Some 50,000 years ago, a small group of Neanderthals camped out beneath a rock shelter in what is now western France. Neanderthals were sophisticated toolmakers and even prepared animal hides, which they used as clothing.
Indeed, Neanderthals were probably less brutish and more like modern humans than commonly portrayed. There is evidence that they cared for the elderly and the sick, for instance. Yet they left few signs of having art or using the complex symbols typical of our own species.
Focus On: Homo neanderthalensis
When: 200,000 to 30,000 years ago
Where: Europe and western Asia
Brain Size: up to about 1,700 cubic centimeters, at least as large as a modern human brain
Diet: mainly meat, with some plants
Average Adult Height:
females: 1.6 meters (5 feet, 3 inches)
males: 1.7 meters (5 feet, 7 inches)
Average Adult Weight:
females: 50 kg (110 pounds)
males: 64 kg (140 pounds)
Our understanding of the Neanderthals has shifted over time. A 1919 image depicts a primitive brute; one from 1983 shows a mother engaged in animated conversation, with her hair coiffed and her skirt neatly sewn. Today, scientists think Neanderthals lived in complex social groups, controlled fire and were fairly proficient hunters. Yet they did not create art or possess language as we know it. They did bury their dead, but probably not with an elaborate ritual as modern humans do.
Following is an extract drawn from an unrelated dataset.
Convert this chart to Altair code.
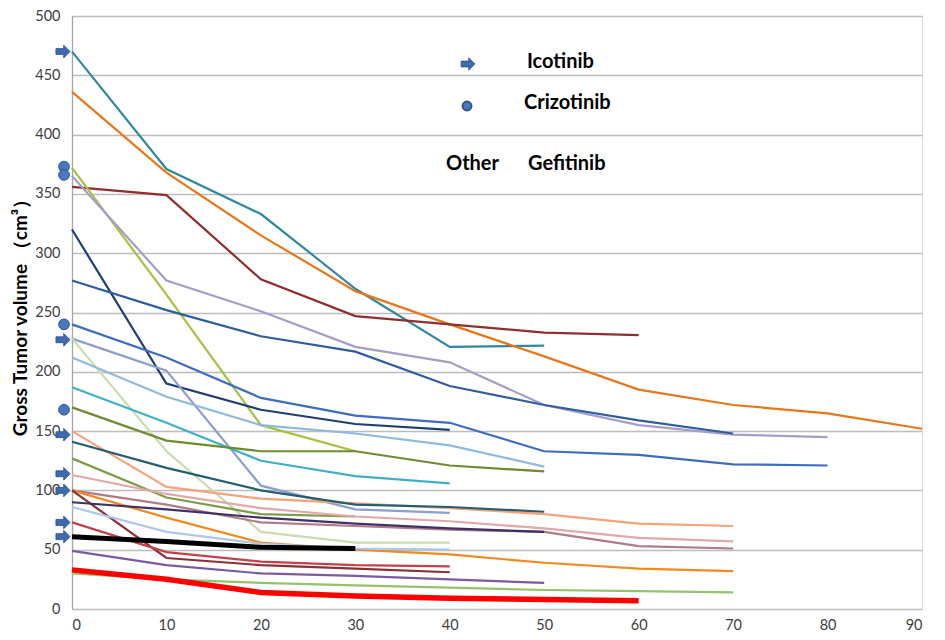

The front teeth of many Neanderthals have been worn down dramatically, suggesting they used their teeth as tools, possibly holding animal hides while scraping them.
DNA is a delicate molecule--an animal carcass in a temperate climate might have no readable DNA after only 50 years. Yet in 1997, researchers extracted and sequenced 40,000-year-old DNA from a Neanderthal fossil. Since then, several other Neanderthal fossils have yielded DNA sequences.
This Neanderthal DNA confirmed what many scholars already believed: Neanderthals and modern humans are two separate species. By comparing Neanderthal and modern human DNA sequences, researchers estimated that the last common ancestor of the two species lived roughly 500,000 years ago.
To get the first Neanderthal DNA, researchers drilled into a piece of the first Neanderthal fossil find, an arm bone unearthed in 1856 in western Germany's Neander Valley. Researchers handling ancient DNA take great care to avoid contaminating their samples with DNA from their own skin, saliva or hair.